Among the many pleasures of Julia Glass' marvelous first novel, Three Junes, are the numerous small, brilliantly rendered moments—the gestures, objects and places that suggest the larger dramas in the lives of the McLeod family. Such casual-seeming moments often have a painterly luminescence, which should surprise no one. Before she became a writer, Julia Glass was an accomplished figurative painter.
"Like the character Fern, I actually did have a fellowship to paint in Paris after I graduated from Yale," Glass says during a recent call to her home in New York's West Village. "I had always been a good writer, but I was concentrating on the visual arts. After college and after Paris, I came to New York like lots of young aspiring artists. I showed paintings in group shows and won some modest prizes. I supported myself as a copy editor for a magazine. Gradually I realized that I missed writing and I began to write stories. The funny thing is, I'd feel incredibly guilty about this. I'd come home from my copy-editing job and instead of working on some big painting, I'd feel drawn to working on a short story. It was as if I had some secret vice. Finally I decided, this is my life. I can do this if I want."
One of the first stories Glass wrote was "Souvenirs," which was loosely based on experiences she had on vacation in Greece in 1979 during her fellowship year. "It was a very formulaic, ingenue-abroad, loss-of-innocence story," she now says. It was never published.
Revisiting the story some years later, a "splinter of memory" of a "very sad-looking, very handsome older Englishman in his 60s" presented itself. " I had had only one brief conversation with him in which he explained that his wife had recently died. When I went back to the story, I thought this man is the really interesting character here." Since she knew almost nothing about England but did know something about Scotland (she'd vacationed with distant cousins in Dumfries during her teens), Glass made the story's central character, Paul McLeod, a Scottish newspaper publisher. The heroine of the original story morphed into Fern, a young artist who briefly tantalizes the grieving McLeod in Greece (and reappears in full in the final section of the novel). "Souvenirs" became "Collies," winner of the Pirate's Alley Faulkner Society medal for best novella, and, eventually, the opening section of Three Junes.
Told in three parts, each set in the month of June, each a variegated weave of past and present, the novel movingly explores love and loss and the emotional bonds among the McLeods Paul and Maureen, oldest son Fenno, twin sons David and Dennis, and a surprisingly large constellation of people connected to them.
"It's a novel about many things," Glass says. "Relationships between adult siblings fascinate me. . . . I wanted there to be a reflection of the truism that every child in a given family has a different childhood. But I also really wanted it to be about how we live past heartbreak, heartbreak that we're never going to get over, heartbreak that will be stratified in our hearts forever. For each of these characters there is a loss that is in a way irredeemable, but also one that he or she can get through and live beyond in a full way."
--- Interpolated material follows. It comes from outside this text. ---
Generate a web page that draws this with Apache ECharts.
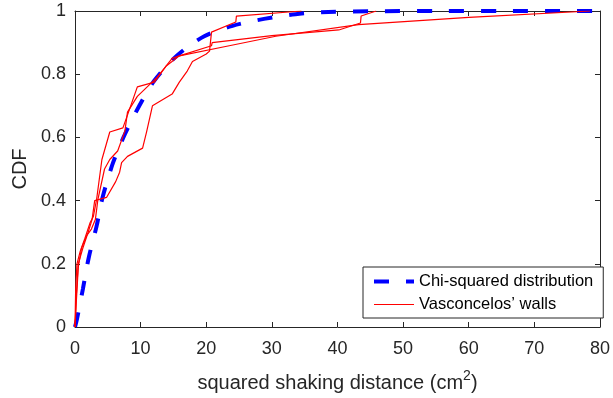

Central to this overarching story of heartbreak and its aftermath is the narrative of Fenno McLeod, an articulate, emotionally reserved gay man who goes to New York to study literature and stays to open a bookstore in the West Village. Fenno forms an extraordinary friendship with a witty, acerbic music critic named Malachy Burns who is dying of AIDS.
"Fenno was the kind of character I'd read about but had never experienced before, where a character gets up and starts to live his or her life pretty autonomously, while you're madly trying to keep up," Glass says. "I'd walk my at-that-time one-year-old along Bank Street to his babysitter, and I'd have this experience where I just sort of saw Fenno's life in this part of New York. Then on these walks back and forth with my baby in the stroller, I began to hear his voice, and I started to write part two of the book."
Glass also remained interested in the character of Fern, and she eventually began writing a third section to the novel. "Not having gone to school in fiction-writing, I probably broke a lot of rules without even knowing it," she says. "I never took a creative writing class, and I actually took very few literature classes, considering how much I love reading. I've been a bookworm since the minute I could read. But I love to savor books, read them very slowly. It drove me nuts that you have to take these courses where you read the great books in a week. I can't read that way."
Glass thinks of her novel as triptych rather than a trilogy, similar in form to "the altar pieces that I loved so much when I was studying art. You'd have a momentous central religious image and, to either side, images of the patrons who paid for the altar piece facing in toward this rich, very complicated, colorful central image. . . . I think of this as being Fenno's story flanked by the stories of these two other characters' stories seen in profile."
Of the novel's final section, in which Fern connects with Fenno, and Fenno revises his relationship with his brother Dennis, Glass says, "Early on while I was working on Three Junes I had a series of personal crises in my own life that could have paralyzed me. I reached a point where I realized that time doesn't heal all wounds, that there are tragedies that we carry around forever. But I am essentially a hopeful person. I didn't want it to seem glib or pasted on, but I did want this book to have a happy ending, and in my mind it does."
Alden Mudge writes from Oakland, California.